Tout cela constitue sans l’ombre d’un doute 
un énorme pas dans la bonne direction. Mais il faut désormais 
étendre cette politique à tous les secteurs de l’économie 
qui sont sous le contrôle des grands groupes capitalistes et 
de l’impérialisme. Cela devrait inclure, entre autres, 
le système bancaire (qui est largement dominé par deux 
multinationales espagnoles), le secteur des télécoms 
(contrôlé par des multinationales américaines) 
et le secteur de la distribution alimentaire (aux mains de quelques 
entreprises vénézuéliennes dirigées par 
des putschistes notoires.) Cela doit être fait, comme c’est 
le cas de Venepal, sous contrôle ouvrier. De cette façon, 
l’ensemble de l’économie pourrait être planifiée 
en fonction des besoins de la majorité de la population. C’est 
la seule façon de garantir la victoire finale de la révolution. 
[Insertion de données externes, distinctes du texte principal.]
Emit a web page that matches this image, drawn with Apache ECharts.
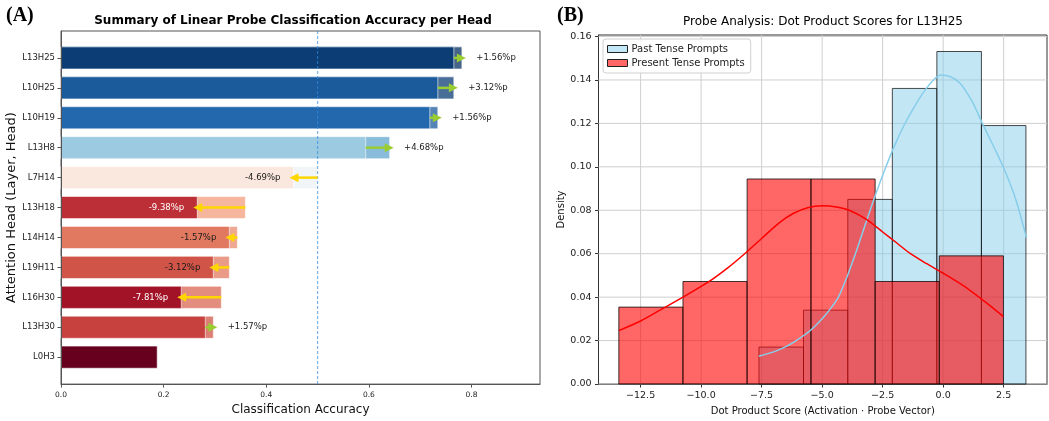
<!DOCTYPE html>
<html><head><meta charset="utf-8">
<script src="https://cdn.jsdelivr.net/npm/echarts@6/dist/echarts.min.js"></script>
<style>html,body{margin:0;padding:0;background:#fff}#c{width:1049px;height:421px}</style>
</head><body><div id="c"></div>
<script>
// ---------- Panel A data ----------
const heads = ['L13H25','L10H25','L10H19','L13H8','L7H14','L13H18','L14H14','L19H11','L16H30','L13H30','L0H3'];
const baseAcc = [0.7656,0.7344,0.7188,0.5938,0.5000,0.3594,0.3438,0.3281,0.3125,0.2813,0.1875];
const newAcc  = [0.7813,0.7656,0.7344,0.6406,0.4531,0.2656,0.3281,0.2969,0.2344,0.2969,0.1875];
const deltaLabels = ['+1.56%p','+3.12%p','+1.56%p','+4.68%p','-4.69%p','-9.38%p','-1.57%p','-3.12%p','-7.81%p','+1.57%p',''];
const xTicksA = [0, 0.2, 0.4, 0.6, 0.8];
const chanceLevel = 0.5;

// ---------- Panel B data ----------
const pastEdges = [-7.61,-5.77,-3.94,-2.10,-0.26,1.58,3.42];
const pastDensity = [0.0170,0.0340,0.0850,0.1361,0.1531,0.1190];
const presentEdges = [-13.40,-10.75,-8.10,-5.46,-2.81,-0.16,2.49];
const presentDensity = [0.0354,0.0472,0.0944,0.0944,0.0472,0.0590];
const pastKde = [[-7.62,0.0128],[-7.0,0.0148],[-6.5,0.0172],[-6.07,0.0200],[-5.5,0.0245],[-5.0,0.0300],[-4.6,0.0355],[-4.33,0.0400],[-3.95,0.0500],[-3.56,0.0620],[-3.2,0.0740],[-2.8,0.0870],[-2.4,0.0990],[-2.0,0.1100],[-1.6,0.1195],[-1.2,0.1275],[-0.8,0.1345],[-0.4,0.1400],[-0.1,0.1423],[0.3,0.1415],[0.7,0.1385],[1.2,0.1300],[1.62,0.1200],[2.1,0.1090],[2.52,0.0990],[3.0,0.0850],[3.44,0.0673]];
const presentKde = [[-13.40,0.0246],[-12.5,0.0290],[-11.7,0.0340],[-10.75,0.0400],[-9.7,0.0470],[-8.9,0.0535],[-8.2,0.0600],[-7.5,0.0670],[-6.8,0.0740],[-6.2,0.0785],[-5.6,0.0812],[-5.0,0.0821],[-4.4,0.0815],[-3.88,0.0800],[-3.2,0.0760],[-2.5,0.0700],[-1.9,0.0648],[-1.35,0.0600],[-0.7,0.0555],[0.0,0.0510],[0.8,0.0455],[1.48,0.0400],[2.0,0.0355],[2.49,0.0310]];
const xTicksB = [-12.5,-10,-7.5,-5,-2.5,0,2.5];
const yTicksB = [0,0.02,0.04,0.06,0.08,0.10,0.12,0.14,0.16];

// ---------- colour helpers (RdBu) ----------
const RDBU = ['#67001f','#b2182b','#d6604d','#f4a582','#fddbc7','#f7f7f7','#d1e5f0','#92c5de','#4393c3','#2166ac','#053061'];
function hexRgb(h){return [parseInt(h.slice(1,3),16),parseInt(h.slice(3,5),16),parseInt(h.slice(5,7),16)];}
function rdbu(t){t=Math.max(0,Math.min(1,t));const s=t*10;const i=Math.min(9,Math.floor(s));const f=s-i;const a=hexRgb(RDBU[i]),b=hexRgb(RDBU[i+1]);return a.map((v,k)=>Math.round(v+(b[k]-v)*f));}
const allAcc = baseAcc.concat(newAcc);
const vMin = Math.min(...allAcc), vMax = Math.max(...allAcc);
function accRgb(v){return rdbu((v-vMin)/(vMax-vMin));}
function rgba(c,a){return 'rgba('+c[0]+','+c[1]+','+c[2]+','+a+')';}
function lum(c){return 0.299*c[0]+0.587*c[1]+0.114*c[2];}

const FONT = 'DejaVu Sans';
const BAR_HALF = 0.37;
const X_MAX_A = 0.9335;
const headData = heads.map((h,i)=>[i, baseAcc[i], newAcc[i]]);

function renderBars(params, api){
  const i=api.value(0), a=api.value(1), b=api.value(2);
  const lo=Math.min(a,b), hi=Math.max(a,b);
  const p0=api.coord([0,i-BAR_HALF]), p1=api.coord([hi,i+BAR_HALF]), pl=api.coord([lo,i+BAR_HALF]);
  const y=Math.min(p0[1],p1[1]), h=Math.abs(p1[1]-p0[1]);
  const children=[];
  if(hi>lo){children.push({type:'rect',shape:{x:p0[0],y:y,width:p1[0]-p0[0],height:h},style:{fill:rgba(accRgb(hi),0.75),stroke:'rgba(255,255,255,0.6)',lineWidth:1}});}
  children.push({type:'rect',shape:{x:p0[0],y:y,width:pl[0]-p0[0],height:h},style:{fill:rgba(accRgb(lo),1),stroke:'rgba(255,255,255,0.6)',lineWidth:1}});
  return {type:'group',children:children};
}

function renderArrows(params, api){
  const i=api.value(0), a=api.value(1), b=api.value(2);
  if(a===b) return {type:'group',children:[]};
  const dir=b>a?1:-1;
  const ps=api.coord([a,i]), pe=api.coord([b,i]);
  const y=ps[1];
  const tipX=pe[0]+dir*4;
  const headL=9, headW=4.5;
  const baseX=tipX-dir*headL;
  const color=dir>0?'#9acd32':'#ffd700';
  const children=[];
  if((baseX-ps[0])*dir>0){children.push({type:'polyline',shape:{points:[[ps[0],y],[baseX+dir*1,y]]},style:{stroke:color,lineWidth:2.5,fill:null}});}
  children.push({type:'polygon',shape:{points:[[tipX,y],[baseX,y-headW],[baseX,y+headW]]},style:{fill:color,stroke:null}});
  return {type:'group',children:children};
}

function renderLabels(params, api){
  const i=api.value(0), a=api.value(1), b=api.value(2);
  const idx=params.dataIndex;
  if(a===b) return {type:'group',children:[]};
  let tp, align, fill;
  if(b>a){tp=api.coord([b+0.028,i]);align='left';fill='#1a1a1a';}
  else{tp=api.coord([b-0.06,i]);align='center';fill=lum(accRgb(Math.min(a,b)))<100?'#ffffff':'#1a1a1a';}
  return {type:'text',style:{x:tp[0],y:tp[1],text:deltaLabels[idx],fill:fill,fontSize:8.5,fontFamily:FONT,align:align,verticalAlign:'middle'}};
}

function histData(edges, dens){return dens.map((d,i)=>[edges[i],edges[i+1],d]);}
function makeHistRender(fill, stroke){
  return function(params, api){
    const x0=api.value(0), x1=api.value(1), d=api.value(2);
    const p0=api.coord([x0,d]), p1=api.coord([x1,0]);
    return {type:'rect',shape:{x:p0[0],y:p0[1],width:p1[0]-p0[0],height:p1[1]-p0[1]},style:{fill:fill,stroke:stroke,lineWidth:1}};
  };
}

function renderGridLines(params, api){
  const children=[];
  const yMinB=0, yMaxB=0.1607, xMinB=-14.24, xMaxB=4.29;
  xTicksB.forEach(v=>{const p0=api.coord([v,yMinB]),p1=api.coord([v,yMaxB]);children.push({type:'polyline',shape:{points:[p0,p1]},style:{stroke:'#cfcfcf',lineWidth:1,fill:null}});});
  yTicksB.forEach(v=>{const p0=api.coord([xMinB,v]),p1=api.coord([xMaxB,v]);children.push({type:'polyline',shape:{points:[p0,p1]},style:{stroke:'#cfcfcf',lineWidth:1,fill:null}});});
  return {type:'group',children:children};
}

const chart = echarts.init(document.getElementById('c'), null, {renderer:'canvas'});
const axisLabelCol = '#222';
const option = {
  animation:false,
  textStyle:{fontFamily:FONT},
  graphic:[
    {type:'text',x:6,y:6,style:{text:'(A)',fill:'#000',font:'bold 20px "Liberation Serif"'}},
    {type:'text',x:557,y:6,style:{text:'(B)',fill:'#000',font:'bold 20px "Liberation Serif"'}},
    {type:'text',x:293,y:21,style:{text:'Summary of Linear Probe Classification Accuracy per Head',fill:'#000',font:'bold 12px "DejaVu Sans"',align:'center',verticalAlign:'middle'}},
    {type:'text',x:823,y:22,style:{text:'Probe Analysis: Dot Product Scores for L13H25',fill:'#000',font:'12px "DejaVu Sans"',align:'center',verticalAlign:'middle'}}
  ],
  legend:{
    orient:'vertical', left:603, top:39,
    data:[
      {name:'Past Tense Prompts',icon:'rect',itemStyle:{color:'#c3e7f5',borderColor:'#222',borderWidth:1}},
      {name:'Present Tense Prompts',icon:'rect',itemStyle:{color:'#ff6666',borderColor:'#222',borderWidth:1}}
    ],
    itemWidth:20, itemHeight:7, itemGap:4,
    textStyle:{fontSize:10,color:'#222',fontFamily:FONT,padding:[0,0,0,-1]},
    backgroundColor:'rgba(255,255,255,0.85)', borderColor:'#d0d0d0', borderWidth:1, borderRadius:3,
    padding:[5,6,5,4], selectedMode:false
  },
  grid:[
    {left:61, top:31, width:479, height:357, show:true, borderColor:'#555', borderWidth:1, backgroundColor:'transparent'},
    {left:598.5, top:35, width:448.5, height:352, show:true, borderColor:'#333', borderWidth:1, backgroundColor:'transparent'}
  ],
  xAxis:[
    {gridIndex:0,type:'value',min:0,max:X_MAX_A,
     name:'Classification Accuracy',nameLocation:'middle',nameGap:18,nameTextStyle:{fontSize:12,color:'#111'},
     axisLine:{show:true,onZero:false,lineStyle:{color:'#555'}},
     axisTick:{show:true,length:3.5,customValues:xTicksA,lineStyle:{color:'#555'}},
     axisLabel:{customValues:xTicksA,fontSize:7.5,color:axisLabelCol,margin:7,formatter:v=>v.toFixed(1)},
     splitLine:{show:false}},
    {gridIndex:1,type:'value',min:-14.24,max:4.29,
     name:'Dot Product Score (Activation \u00b7 Probe Vector)',nameLocation:'middle',nameGap:22,nameTextStyle:{fontSize:10,color:'#111'},
     axisLine:{show:true,onZero:false,lineStyle:{color:'#333'}},
     axisTick:{show:true,length:3.5,customValues:xTicksB,lineStyle:{color:'#333'}},
     axisLabel:{customValues:xTicksB,fontSize:9.5,color:axisLabelCol,margin:7,formatter:v=>(v<0?'\u2212':'')+Math.abs(v).toFixed(1)},
     splitLine:{show:false}}
  ],
  yAxis:[
    {gridIndex:0,type:'value',min:-0.9,max:10.9,inverse:true,z:5,
     name:'Attention Head (Layer, Head)',nameLocation:'middle',nameGap:41,nameTextStyle:{fontSize:13,color:'#111'},
     axisLine:{show:true,onZero:false,lineStyle:{color:'#555'}},
     axisTick:{show:true,length:3.5,customValues:heads.map((_,i)=>i),lineStyle:{color:'#555'}},
     axisLabel:{customValues:heads.map((_,i)=>i),fontSize:8.5,color:axisLabelCol,margin:6,formatter:v=>heads[Math.round(v)]||''},
     splitLine:{show:false}},
    {gridIndex:1,type:'value',min:0,max:0.1607,
     name:'Density',nameLocation:'middle',nameGap:31,nameTextStyle:{fontSize:10,color:'#111'},
     axisLine:{show:true,onZero:false,lineStyle:{color:'#333'}},
     axisTick:{show:true,length:3.5,customValues:yTicksB,lineStyle:{color:'#333'}},
     axisLabel:{customValues:yTicksB,fontSize:9.5,color:axisLabelCol,margin:7,formatter:v=>v.toFixed(2)},
     splitLine:{show:false}}
  ],
  series:[
    {type:'custom',name:'bars',xAxisIndex:0,yAxisIndex:0,data:headData,renderItem:renderBars,encode:{x:[1,2],y:0},silent:true,z:2},
    {type:'custom',name:'chance',xAxisIndex:0,yAxisIndex:0,data:[[chanceLevel]],silent:true,z:3,
     renderItem:function(params,api){const p0=api.coord([api.value(0),-0.9]),p1=api.coord([api.value(0),10.9]);
       return {type:'polyline',shape:{points:[p0,p1]},style:{stroke:'rgba(52,140,220,0.65)',lineWidth:1.2,lineDash:[3,2],fill:null}};}},
    {type:'custom',name:'arrows',xAxisIndex:0,yAxisIndex:0,data:headData,renderItem:renderArrows,encode:{x:[1,2],y:0},silent:true,z:4},
    {type:'custom',name:'labels',xAxisIndex:0,yAxisIndex:0,data:headData,renderItem:renderLabels,encode:{x:[1,2],y:0},silent:true,z:4},
    {type:'custom',name:'gridlines',xAxisIndex:1,yAxisIndex:1,data:[[0,0]],renderItem:renderGridLines,silent:true,z:1},
    {type:'custom',name:'Past Tense Prompts',xAxisIndex:1,yAxisIndex:1,data:histData(pastEdges,pastDensity),
     renderItem:makeHistRender('rgba(135,206,235,0.5)','rgba(0,0,0,0.7)'),encode:{x:[0,1],y:2},silent:true,z:2},
    {type:'line',name:'Past KDE',xAxisIndex:1,yAxisIndex:1,data:pastKde,smooth:0.3,symbol:'none',silent:true,z:2,
     lineStyle:{color:'#87ceeb',width:1.5}},
    {type:'custom',name:'Present Tense Prompts',xAxisIndex:1,yAxisIndex:1,data:histData(presentEdges,presentDensity),
     renderItem:makeHistRender('rgba(255,0,0,0.6)','rgba(0,0,0,0.75)'),encode:{x:[0,1],y:2},silent:true,z:2},
    {type:'line',name:'Present KDE',xAxisIndex:1,yAxisIndex:1,data:presentKde,smooth:0.3,symbol:'none',silent:true,z:2,
     lineStyle:{color:'#ff0000',width:1.5}}
  ]
};
chart.setOption(option);
</script>
</body></html>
S’il ne dépasse pas le cadre d’une seule entreprise, 
le contrôle ouvrier ne peut pas, à long terme, régler 
les problèmes.

A travers sa propre expérience, la révolution 
bolivarienne s’est heurtée au mur du capitalisme. Pour 
gagner sa guerre contre la misère et la pauvreté, elle 
doit désormais abattre ce mur et prendre la voie d’une 
économie socialiste démocratiquement planifiée.